King's Call(Tribute for Phil Lynott) (Jan 4,1996, Dublin)
Part 3
などと考えているうちに場内が暗くなり、大きな歓声があがった。ステージには短めの髪を後ろで縛った、小太りの中年男性が登場した。きょうの総合司会のようだ。この人がフィルの旧友で、今回のイベントの中心人物でもあるスマイリー・ボルガーかな? 彼はフィル・ライノットと発音してた。
しかし、当たり前だけどMCがほとんどわからない。来日公演だとみんなわかりやすくゆっくり発音してくれてるし、言おうとしていることは大体こちらの予想のつくことばかりだかりだからなんとかなるのだが、英語圏に来てしまうともうまるでダメ。次に登場するミュージシャンの紹介すら聞きとれないんだもの。すっごいショック。
オープニングは若い男性(DAMIEN DEMPSEY)がギターを抱えてひとりで出てきた。アコースティックのフォークソングっぽい弾き語りで1曲(WILD ONE)。お祭り騒ぎを期待していた観客は、ちょっととまどった感じで、静かなまま終わる。
暗くなったステージにスポットライトがひと筋当たり、前奏が始まると、そこには「LIFE」のジャケにあるような、両足を大きく開き、ベースを高く掲げたフィルの姿が! と思ったけど、そんなわけはなくて、どうやらこれはTHIN LIZZYのコピーバンドらしい(イギリスのLIMEHOUSE LIZZY というバンドだそう)。「KILLER ON THE LOOSE」 を歌うヴォーカルの人は、声とスタイルはまあまあ似ているけど、顔と髪型はどちらかというとポール・スタンレー。ギタリストふたりも、あまりグッドルッキングではない。ただし、ステージングはさすがにそっくり。2曲目の「BABY DRIVES ME CRAZY」なんて、合間に入るメンバー紹介や観客との掛け合いなど、本物そっくり。これでTHE POINT のテンションは一気に高まった。
司会のスマイリーが「レコード会社の思惑がどうなのかは知らないけれど」みたいなことをごちゃごちゃ言ってから紹介されて登場したのは、いかにも「アイルランドの母!」という感じの、貫禄たっぷりの女性歌手(BREE HARRIS)。ひょっとしたらアイリッシュトラッドの大御所なのかも?
ギター伴奏の若い男性をひき連れ、自分もギターを弾きながら「KING'S CALL」 を歌った。これがもう「熱唱!」と表現するのにふさわしい歌いっぷりで、思い入れたっぷり。私なんかシャイな日本人だから、ちょびっと照れてしまったのだけれど、観客はやんやの喝采で、心の底から感動しているのが肌で感じられた。
英語ができないのをつくづく悲しいと思ったのは、次に登場した男性(EAMON CARR)が詩を朗読したとき。
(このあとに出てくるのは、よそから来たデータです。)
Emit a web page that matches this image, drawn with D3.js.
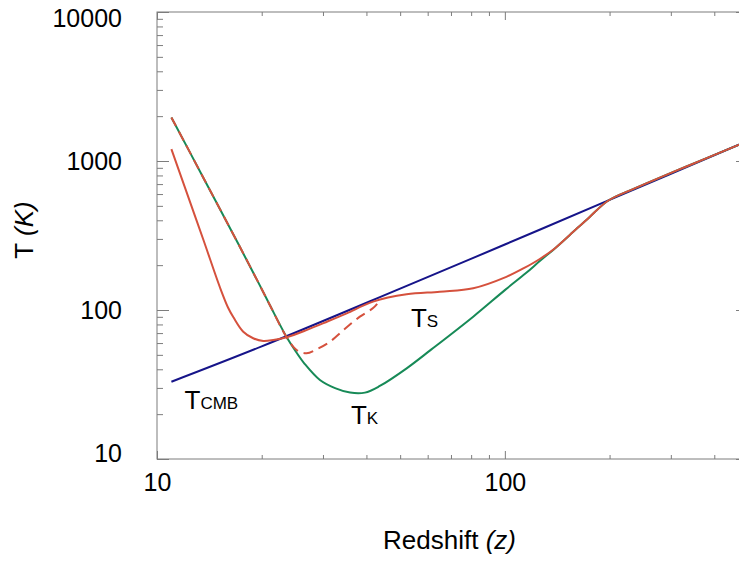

きっとフィルが書いたTHIN LIZZYの曲の歌詞だと思うんだけど、よく聞きとれないし、元の歌詞をきちんと覚えていないから、メロディがついていないと何をやっているのか見当もつかない。CAROLINE とかLOVEとかSWEET とかいう単語が聞こえたような気がするんだけど、ひょっとして「CAROLINE」という曲はなくても、彼女に捧げた曲があって、それを朗読したのかしら?
朗読のあと、そのままその男性はステージに残り、バイオリンや民族楽器を持った人たちがたくさん出てきてバンドの形になった(TOSS THE FEATHERS with EAMON CARR)。あの手に持って短いバチで叩く太鼓 BODHRAN(なんて発音するんだっけ?)のリズムで、アイリッシュトラッド風にアレンジした「SITAMOIA」と「VAGABONDS OF THE WESTERN WORLD」が始まる。これが実にかっこよくて、あの太鼓のリズムって、ブライアン・ダウニーのドラミングの原点になってるんだなあ、って気がしてきた。
すっかりほぐれてなごんできた聴衆の前に現われたのは、華奢な感じの若い男性(MARK DIGNAM)ひとり。少し脚をひきずりながらマイクの前に立つと、いきなりアカペラで「CATHREEN」を歌い始めた。それほど上手なわけでもないし、あまりにも唐突だったので、みんな、かなりあっけにとられはしたけれど、きちんと手拍子を打って応援してあげるのはアイリッシュらしい暖かいおつきあいか。が、次に続けて「SARAH」 が始まると、会場からは今度はごく自然に大合唱がわき起こった。わあ、なんだかすごい迫力。私はこの日初めての鳥肌状態になっていた。